### REQUIREMENT
Please copy every line of the records below that holds the word "with".

Source data:
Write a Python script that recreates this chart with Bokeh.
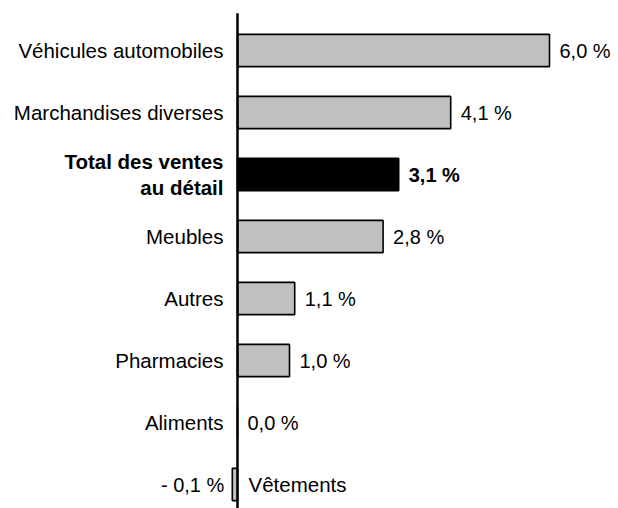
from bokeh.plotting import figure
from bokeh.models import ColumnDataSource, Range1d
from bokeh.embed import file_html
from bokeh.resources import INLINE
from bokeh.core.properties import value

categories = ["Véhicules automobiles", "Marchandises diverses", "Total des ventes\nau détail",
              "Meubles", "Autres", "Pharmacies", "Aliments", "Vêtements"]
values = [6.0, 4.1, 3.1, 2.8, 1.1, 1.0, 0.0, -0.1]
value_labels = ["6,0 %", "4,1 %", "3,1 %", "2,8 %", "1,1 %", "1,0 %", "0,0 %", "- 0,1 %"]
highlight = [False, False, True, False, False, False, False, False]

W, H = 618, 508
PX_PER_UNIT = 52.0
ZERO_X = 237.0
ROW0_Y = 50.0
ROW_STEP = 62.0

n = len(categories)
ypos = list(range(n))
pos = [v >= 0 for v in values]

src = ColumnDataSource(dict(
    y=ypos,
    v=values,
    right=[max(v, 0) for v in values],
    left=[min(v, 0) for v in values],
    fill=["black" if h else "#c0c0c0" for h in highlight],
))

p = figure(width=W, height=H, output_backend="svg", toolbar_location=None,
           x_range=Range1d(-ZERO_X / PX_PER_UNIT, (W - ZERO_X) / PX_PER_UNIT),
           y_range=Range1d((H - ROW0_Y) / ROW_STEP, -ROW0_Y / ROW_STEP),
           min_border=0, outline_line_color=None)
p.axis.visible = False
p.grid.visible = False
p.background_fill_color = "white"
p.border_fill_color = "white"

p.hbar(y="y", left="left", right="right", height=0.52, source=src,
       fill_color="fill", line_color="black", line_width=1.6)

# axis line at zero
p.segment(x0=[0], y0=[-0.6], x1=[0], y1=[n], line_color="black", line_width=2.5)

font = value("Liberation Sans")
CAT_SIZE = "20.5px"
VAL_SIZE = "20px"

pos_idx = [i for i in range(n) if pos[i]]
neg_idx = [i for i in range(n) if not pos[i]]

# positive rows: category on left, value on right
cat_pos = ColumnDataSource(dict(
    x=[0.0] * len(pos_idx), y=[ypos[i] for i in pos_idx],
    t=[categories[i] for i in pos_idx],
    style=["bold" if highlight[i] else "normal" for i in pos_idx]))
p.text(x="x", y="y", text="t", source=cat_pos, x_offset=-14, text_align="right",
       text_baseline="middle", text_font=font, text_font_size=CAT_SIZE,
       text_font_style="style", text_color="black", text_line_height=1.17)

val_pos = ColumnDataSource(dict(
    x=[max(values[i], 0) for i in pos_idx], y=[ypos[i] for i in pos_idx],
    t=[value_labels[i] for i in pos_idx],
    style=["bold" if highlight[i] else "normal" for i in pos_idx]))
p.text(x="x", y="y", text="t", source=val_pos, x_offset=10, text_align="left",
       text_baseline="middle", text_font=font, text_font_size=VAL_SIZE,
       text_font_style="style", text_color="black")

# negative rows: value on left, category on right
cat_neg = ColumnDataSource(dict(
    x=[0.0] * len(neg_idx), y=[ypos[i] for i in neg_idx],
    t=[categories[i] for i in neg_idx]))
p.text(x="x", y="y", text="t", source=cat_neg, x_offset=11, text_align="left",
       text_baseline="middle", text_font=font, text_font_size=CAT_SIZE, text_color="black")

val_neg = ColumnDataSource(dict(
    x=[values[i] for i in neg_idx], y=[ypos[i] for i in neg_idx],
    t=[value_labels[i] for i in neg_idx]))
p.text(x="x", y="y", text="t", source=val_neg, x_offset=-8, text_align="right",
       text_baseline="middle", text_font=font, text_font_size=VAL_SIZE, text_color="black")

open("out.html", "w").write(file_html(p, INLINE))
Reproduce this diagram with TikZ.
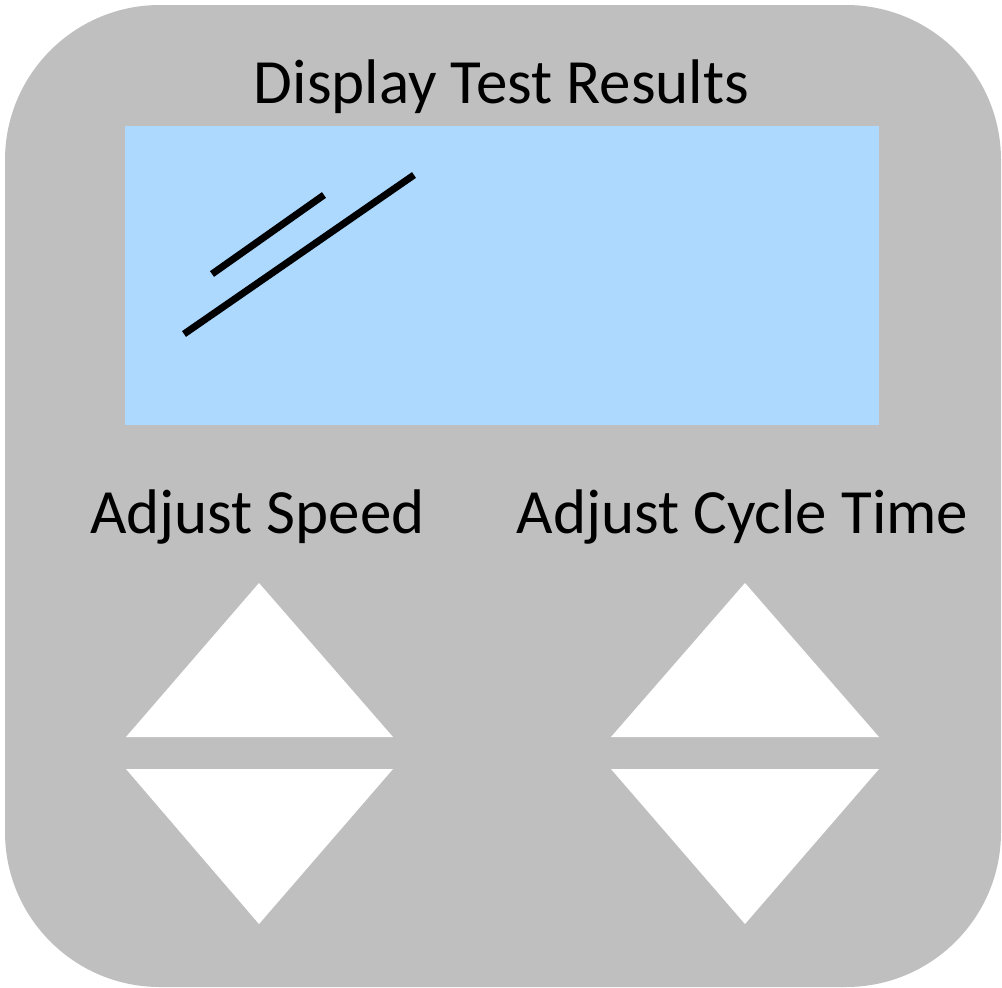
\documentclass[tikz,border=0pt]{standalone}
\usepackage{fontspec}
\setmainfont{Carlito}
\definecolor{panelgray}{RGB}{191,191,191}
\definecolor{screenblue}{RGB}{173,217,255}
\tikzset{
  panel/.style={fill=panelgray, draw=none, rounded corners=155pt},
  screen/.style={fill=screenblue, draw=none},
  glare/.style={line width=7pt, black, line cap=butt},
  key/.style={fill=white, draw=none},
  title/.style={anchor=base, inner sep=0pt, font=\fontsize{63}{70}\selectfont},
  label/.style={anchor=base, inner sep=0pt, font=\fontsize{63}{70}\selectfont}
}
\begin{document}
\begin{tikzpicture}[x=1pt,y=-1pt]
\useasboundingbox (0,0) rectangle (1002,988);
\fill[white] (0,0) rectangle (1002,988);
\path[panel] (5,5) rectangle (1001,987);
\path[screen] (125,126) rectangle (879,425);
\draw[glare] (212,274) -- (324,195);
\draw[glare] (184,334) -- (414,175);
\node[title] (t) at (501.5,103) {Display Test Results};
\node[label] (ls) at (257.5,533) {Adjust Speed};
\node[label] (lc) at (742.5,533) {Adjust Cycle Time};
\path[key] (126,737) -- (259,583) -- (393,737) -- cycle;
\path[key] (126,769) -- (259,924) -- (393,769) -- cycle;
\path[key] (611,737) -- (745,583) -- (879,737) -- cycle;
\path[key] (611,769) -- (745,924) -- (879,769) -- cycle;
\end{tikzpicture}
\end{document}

### WORKED SOLUTION
Write a Python script that recreates this chart with Bokeh.
Reproduce this diagram with TikZ.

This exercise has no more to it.